-- begin Data block --

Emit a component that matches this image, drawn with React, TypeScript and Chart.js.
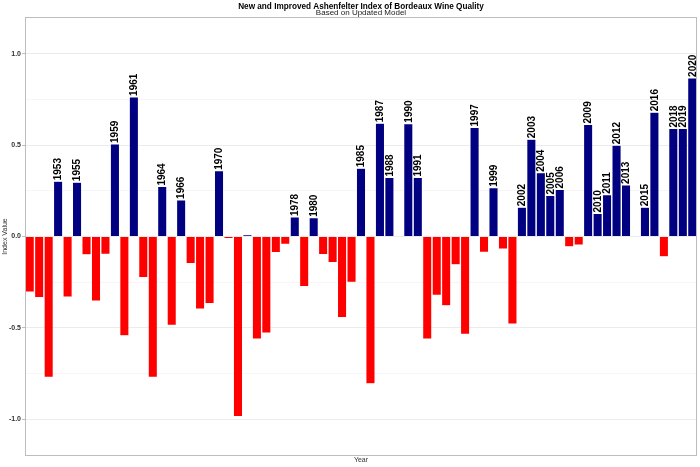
import { useEffect, useRef } from "react";
import { Chart, registerables, Plugin } from "chart.js";

Chart.register(...registerables);

// Vintages 1950 - 2020
const years = [
  1950, 1951, 1952, 1953, 1954, 1955, 1956, 1957, 1958, 1959,
  1960, 1961, 1962, 1963, 1964, 1965, 1966, 1967, 1968, 1969,
  1970, 1971, 1972, 1973, 1974, 1975, 1976, 1977, 1978, 1979,
  1980, 1981, 1982, 1983, 1984, 1985, 1986, 1987, 1988, 1989,
  1990, 1991, 1992, 1993, 1994, 1995, 1996, 1997, 1998, 1999,
  2000, 2001, 2002, 2003, 2004, 2005, 2006, 2007, 2008, 2009,
  2010, 2011, 2012, 2013, 2014, 2015, 2016, 2017, 2018, 2019,
  2020,
];

const indexValues = [
  -0.304, -0.333, -0.769, 0.302, -0.331, 0.297, -0.1, -0.352, -0.097, 0.506,
  -0.543, 0.763, -0.224, -0.77, 0.273, -0.485, 0.2, -0.148, -0.397, -0.366,
  0.359, -0.011, -0.984, 0.01, -0.561, -0.528, -0.087, -0.042, 0.106, -0.273,
  0.102, -0.098, -0.142, -0.443, -0.25, 0.373, -0.805, 0.619, 0.322, -0.002,
  0.617, 0.322, -0.561, -0.321, -0.379, -0.155, -0.534, 0.596, -0.086, 0.266,
  -0.069, -0.479, 0.16, 0.532, 0.348, 0.224, 0.257, -0.056, -0.047, 0.612,
  0.126, 0.228, 0.499, 0.282, 0.004, 0.16, 0.679, -0.111, 0.59, 0.59,
  0.867,
];

const yTickLabels = [-1.0, -0.5, 0.0, 0.5, 1.0];

const TITLE = "New and Improved Ashenfelter Index of Bordeaux Wine Quality";
const SUBTITLE = "Based on Updated Model";

const FONT = "'Liberation Sans', Arial, Helvetica, sans-serif";

const isMajor = (v: number) => yTickLabels.some((t) => Math.abs(t - v) < 1e-6);

// year labels on top of the good vintages
const yearLabels: Plugin<"bar"> = {
  id: "yearLabels",
  afterDatasetsDraw(chart) {
    const ctx = chart.ctx;
    const meta = chart.getDatasetMeta(0);
    ctx.save();
    ctx.font = `bold 10px ${FONT}`;
    ctx.fillStyle = "#000";
    ctx.textAlign = "left";
    ctx.textBaseline = "middle";
    meta.data.forEach((bar: any, i) => {
      if (indexValues[i] <= 0.05) return;
      ctx.save();
      ctx.translate(bar.x + 0.5, bar.y - 1);
      ctx.rotate(-Math.PI / 2);
      ctx.fillText(String(years[i]), 0, 0);
      ctx.restore();
    });
    ctx.restore();
  },
};

// panel frame + titles centred over the plot panel (ggplot style)
const panelDecor: Plugin<"bar"> = {
  id: "panelDecor",
  afterDraw(chart) {
    const { ctx, chartArea } = chart;
    ctx.save();
    ctx.strokeStyle = "#bdbdbd";
    ctx.lineWidth = 1;
    ctx.strokeRect(
      chartArea.left + 0.5,
      chartArea.top + 0.5,
      chartArea.right - chartArea.left - 1,
      chartArea.bottom - chartArea.top - 1
    );
    const cx = (chartArea.left + chartArea.right) / 2;
    ctx.textAlign = "center";
    ctx.textBaseline = "alphabetic";
    ctx.fillStyle = "#000";
    ctx.font = `bold 8.2px ${FONT}`;
    ctx.fillText(TITLE, cx, 8.5);
    ctx.fillStyle = "#1a1a1a";
    ctx.font = `8px ${FONT}`;
    ctx.fillText(SUBTITLE, cx, 14.5);
    ctx.restore();
  },
};

export default function App() {
  const canvasRef = useRef<HTMLCanvasElement>(null);
  const chartRef = useRef<Chart | null>(null);

  useEffect(() => {
    document.body.style.margin = "0";
    if (!canvasRef.current) return;
    chartRef.current?.destroy();
    chartRef.current = new Chart(canvasRef.current, {
      type: "bar",
      data: {
        labels: years.map(String),
        datasets: [
          {
            data: indexValues,
            backgroundColor: indexValues.map((v) => (v > 0 ? "#000080" : "#FF0000")),
            borderColor: "rgba(255,255,255,0.4)",
            borderWidth: 0.5,
            barPercentage: 0.96,
            categoryPercentage: 1,
          },
        ],
      },
      options: {
        animation: false,
        responsive: true,
        maintainAspectRatio: false,
        layout: { padding: { right: 3, top: 17, bottom: 0, left: 0 } },
        plugins: {
          legend: { display: false },
          tooltip: { enabled: false },
          title: { display: false },
        },
        scales: {
          x: {
            grid: { display: false, drawTicks: false },
            border: { display: false },
            ticks: { display: false },
            title: {
              display: true,
              text: "Year",
              color: "#333",
              font: { family: FONT, size: 7, lineHeight: 1 },
              padding: { top: 1, bottom: 3 },
            },
          },
          y: {
            min: -1.2,
            max: 1.2,
            afterFit: (scale) => {
              scale.width = 25;
            },
            border: { display: false },
            grid: {
              color: (c) => (isMajor(c.tick.value) ? "#ececec" : "#f6f6f6"),
              tickColor: (c) => (isMajor(c.tick.value) ? "#bdbdbd" : "rgba(0,0,0,0)"),
              drawTicks: true,
              tickLength: 3,
            },
            ticks: {
              stepSize: 0.25,
              includeBounds: false,
              padding: 1,
              color: "#333",
              font: { family: FONT, size: 7, weight: "bold" },
              callback: (v) => {
                const n = Number(v);
                return isMajor(n) ? n.toFixed(1) : "";
              },
            },
            title: {
              display: true,
              text: "Index Value",
              color: "#333",
              font: { family: FONT, size: 7, lineHeight: 1 },
              padding: { top: 2, bottom: 0 },
            },
          },
        },
      },
      plugins: [yearLabels, panelDecor],
    });
    return () => {
      chartRef.current?.destroy();
      chartRef.current = null;
    };
  }, []);

  return (
    <div style={{ width: 700, height: 467, position: "relative", background: "#fff" }}>
      <canvas ref={canvasRef}></canvas>
    </div>
  );
}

-- end Data block --

## Requirement
Set down again, exactly, the lines of the material above from its first line to the one with "Chart.register(...registerables);", inclusive. Leave the pictures out.

## Solution to this problem
Emit a component that matches this image, drawn with React, TypeScript and Chart.js.
import { useEffect, useRef } from "react";
import { Chart, registerables, Plugin } from "chart.js";

Chart.register(...registerables);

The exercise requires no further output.